In the third quarter, median prices were higher by at least 10 percent in about 80 of the 185 metro areas monitored by the National Association of Realtors (NAR). 

In the second quarter, prices were up 10 percent or more in almost 150 of those locales.

Prices are still rising because of the lingering shortage of houses for sale, due in part to current owners being reluctant to give up their current cheap mortgages, the NAR said.

Mortgage rates have risen from an average of 3.11 percent in January to an average of 6.95 percent as of 3 November, according to the Federal Home Loan Mortgage Corp. 

Rising rates make it increasingly difficult for modest- and middle-income households to qualify for a mortgage.

In this year’s third quarter, the typical monthly house payment was $1,840, about a 50-percent increase from the $1,226 that prevailed a year previous.

“Much lower buying capacity has slowed home price growth and the trend will continue until mortgage rates stop rising,” NAR chief economist Lawrence Yun said in a statement announcing the October figures.

“We’re going to see [sales] volumes pull back significantly,” Skylar Olsen, Zillow’s chief economist, told The Wall Street Journal, although “we might not see prices fall dramatically at a national level.”

Although prices were higher in 181 of the 185 areas, sale prices declined in four.

Prices fell most in Cumberland, MD, down 4.5 percent, followed by Bismarck, ND, where prices slumped 4.1 percent.

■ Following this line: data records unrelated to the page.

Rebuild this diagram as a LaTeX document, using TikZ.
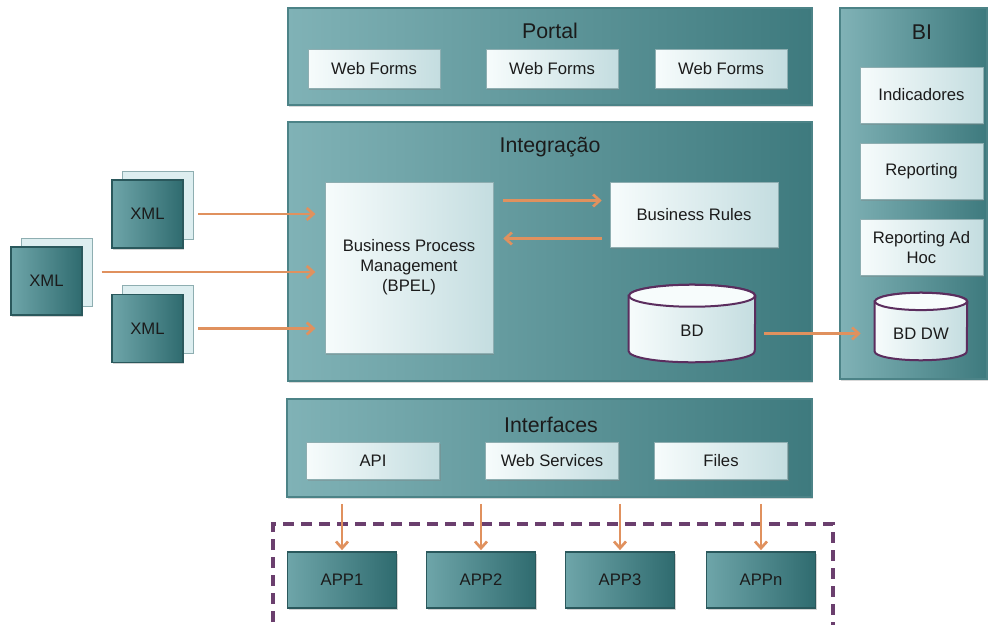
\documentclass[tikz,border=0pt]{standalone}
\usepackage{fontspec}
\setmainfont{Liberation Sans}
\usetikzlibrary{arrows.meta,shadows}

\definecolor{panelL}{HTML}{80B2B6}
\definecolor{panelR}{HTML}{3E7A7E}
\definecolor{panelB}{HTML}{4C8387}
\definecolor{boxL}{HTML}{F7FCFC}
\definecolor{boxR}{HTML}{C4DDE0}
\definecolor{boxB}{HTML}{8EAEB1}
\definecolor{tealL}{HTML}{6EA5A9}
\definecolor{tealR}{HTML}{2F6B6F}
\definecolor{tealB}{HTML}{2A585C}
\definecolor{sheet}{HTML}{DDEEF0}
\definecolor{arrorange}{HTML}{E0915E}
\definecolor{cylB}{HTML}{5B2D5E}
\definecolor{dashP}{HTML}{6B3F6E}
\definecolor{txt}{HTML}{1B1B1B}

% cylinder round a named node: name, x radius, y radius
\newcommand{\dbcyl}[3]{%
  \path[draw=cylB,line width=1.5pt,left color=boxL,right color=boxR]
    ([yshift=-#3]#1.north west) -- ([yshift=#3]#1.south west)
    arc[start angle=180,end angle=360,x radius=#2,y radius=#3]
    -- ([yshift=-#3]#1.north east)
    arc[start angle=0,end angle=180,x radius=#2,y radius=#3] -- cycle;
  \path[draw=cylB,line width=1.5pt,fill=boxL]
    ([yshift=-#3]#1.north) ellipse [x radius=#2,y radius=#3];
}

\begin{document}
\begin{tikzpicture}[x=0.75pt,y=-0.75pt,
  panel/.style={draw=panelB,line width=1.2pt,left color=panelL,right color=panelR,
    drop shadow={shadow xshift=1pt,shadow yshift=-1.2pt,opacity=0.3}},
  ptitle/.style={font=\fontsize{16}{18}\selectfont,text=txt},
  inbox/.style={draw=boxB,line width=0.4pt,left color=boxL,right color=boxR,
    font=\fontsize{12.5}{15}\selectfont,text=txt,align=center,inner sep=0pt,
    drop shadow={shadow xshift=1pt,shadow yshift=-1.2pt,opacity=0.35}},
  tealbox/.style={draw=tealB,line width=0.8pt,left color=tealL,right color=tealR,
    font=\fontsize{12.5}{15}\selectfont,text=txt,inner sep=0pt,
    drop shadow={shadow xshift=1pt,shadow yshift=-1.2pt,opacity=0.35}},
  sheetbox/.style={draw=boxB,fill=sheet,line width=0.6pt,minimum width=53.25pt,minimum height=51pt},
  xmlbox/.style={tealbox,minimum width=53.25pt,minimum height=51pt},
  appbox/.style={tealbox,minimum width=81.75pt,minimum height=42pt},
  dbase/.style={font=\fontsize{12.5}{15}\selectfont,text=txt,inner sep=0pt},
  arr/.style={draw=arrorange,line width=2pt,-{Straight Barb[length=5pt,width=9pt]}}
]
\useasboundingbox (0,0) rectangle (990,625);

% panels
\node[panel,minimum width=393pt,minimum height=72.75pt] (portal) at (550,56.5) {};
\node[panel,minimum width=393pt,minimum height=194.25pt] (integ) at (550,251.5) {};
\node[panel,minimum width=393.75pt,minimum height=73.5pt] (interf) at (549.5,448) {};
\node[panel,minimum width=110.25pt,minimum height=278.25pt] (bi) at (913.5,193.5) {};

\node[ptitle] (portalt) at (550,31) {Portal};
\node[ptitle] (integt) at (550,147) {Integração};
\node[ptitle] (interft) at (551,425) {Interfaces};
\node[ptitle] (bit) at (922,32) {BI};

% portal
\node[inbox,minimum width=99pt,minimum height=29.25pt] (wf1) at (374,68.5) {Web Forms};
\node[inbox,minimum width=99pt,minimum height=29.25pt] (wf2) at (552,68.5) {Web Forms};
\node[inbox,minimum width=99pt,minimum height=29.25pt] (wf3) at (721,68.5) {Web Forms};

% integracao
\node[inbox,minimum width=126pt,minimum height=128.25pt] (bpm) at (409,267.5) {Business Process\\Management\\(BPEL)};
\node[inbox,minimum width=126pt,minimum height=48.75pt] (rules) at (694,214.5) {Business Rules};
\node[dbase,minimum width=94.5pt,minimum height=57.75pt] (bd) at (692,323.5) {};
\dbcyl{bd}{47.25pt}{8.25pt}
\node[dbase] (bdt) at (692,331) {BD};

% BI
\node[inbox,minimum width=92.25pt,minimum height=42pt] (ind) at (921.5,95) {Indicadores};
\node[inbox,minimum width=92.25pt,minimum height=42pt] (rep) at (921.5,171) {Reporting};
\node[inbox,minimum width=92.25pt,minimum height=42pt] (adhoc) at (921.5,247.5) {Reporting Ad\\Hoc};
\node[dbase,minimum width=69pt,minimum height=50.25pt] (bddw) at (921,326.5) {};
\dbcyl{bddw}{34.5pt}{6.5pt}
\node[dbase] (bddwt) at (921,334) {BD DW};

% interfaces
\node[inbox,minimum width=100pt,minimum height=27.75pt] (api) at (373,460.5) {API};
\node[inbox,minimum width=100pt,minimum height=27.75pt] (ws) at (552,460.5) {Web Services};
\node[inbox,minimum width=100pt,minimum height=27.75pt] (files) at (721,460.5) {Files};

% XML
\node[sheetbox] (xml1b) at (157.5,205) {};
\node[xmlbox] (xml1) at (147.5,214) {XML};
\node[sheetbox] (xml2b) at (56.5,272) {};
\node[xmlbox] (xml2) at (46.5,281) {XML};
\node[sheetbox] (xml3b) at (157.5,319.5) {};
\node[xmlbox] (xml3) at (147.5,328.5) {XML};

% apps
\node[appbox] (app1) at (342,580) {APP1};
\node[appbox] (app2) at (481,580) {APP2};
\node[appbox] (app3) at (620,580) {APP3};
\node[appbox] (appn) at (761,580) {APPn};

\path[draw=dashP,line width=2.4pt,dash pattern=on 8pt off 5.5pt] (273,640) -- (273,524) -- (833,524) -- (833,640);

% arrows
\path[arr] ([xshift=11pt]xml1.east) -- ([xshift=-7pt]xml1.east -| bpm.west);
\path[arr] ([xshift=7pt]xml2b.east) -- ([xshift=-7pt]xml2b.east -| bpm.west);
\path[arr] ([xshift=11pt]xml3.east) -- ([xshift=-7pt]xml3.east -| bpm.west);

\path[arr] ([shift={(10,-14)}]bpm.east |- rules.west) -- ([shift={(-8,-14)}]rules.west);
\path[arr] ([shift={(-8,24)}]rules.west) -- ([shift={(10,24)}]bpm.east |- rules.west);

\path[arr] ([shift={(9,10)}]bd.east) -- ([shift={(-14,10)}]bd.east -| bddw.west);

\foreach \a in {app1,app2,app3,appn}
  \path[arr] ([yshift=-4.5pt]interf.south -| \a.north) -- ([yshift=1pt]\a.north);
\end{tikzpicture}
\end{document}
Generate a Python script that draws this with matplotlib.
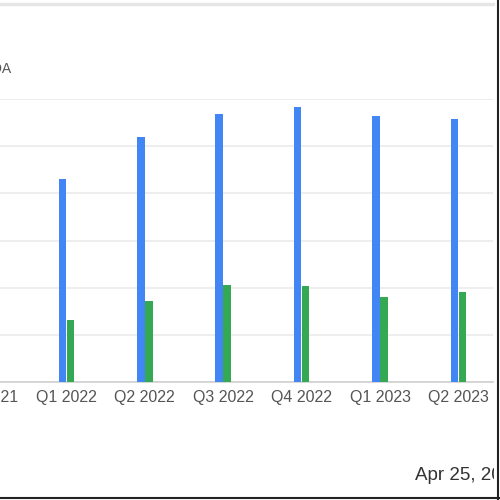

Homes in San Francisco sold for 3.7 percent less in October.

TREND FORECAST: Softer home prices may help modest- and middle-income households buy homes in secondary markets.

However, higher mortgage interest rates, low inventory and high demand will work together to keep prices higher for better homes in better areas.

As a result, most people hoping to buy a home will have to wait until the housing market sees a much more significant downturn or until the Fed begins sharply cutting rates.

Neither is likely until at least next spring.

Therefore, the next generation of home buyers will have to wait even longer for their chance to fulfill the American dream of home ownership as premium rents eat up the cash they could be saving for a down payment – a dilemma we detailed in “Can’t Afford to Buy a Home? Go Broke Renting One” (5 Feb 2021).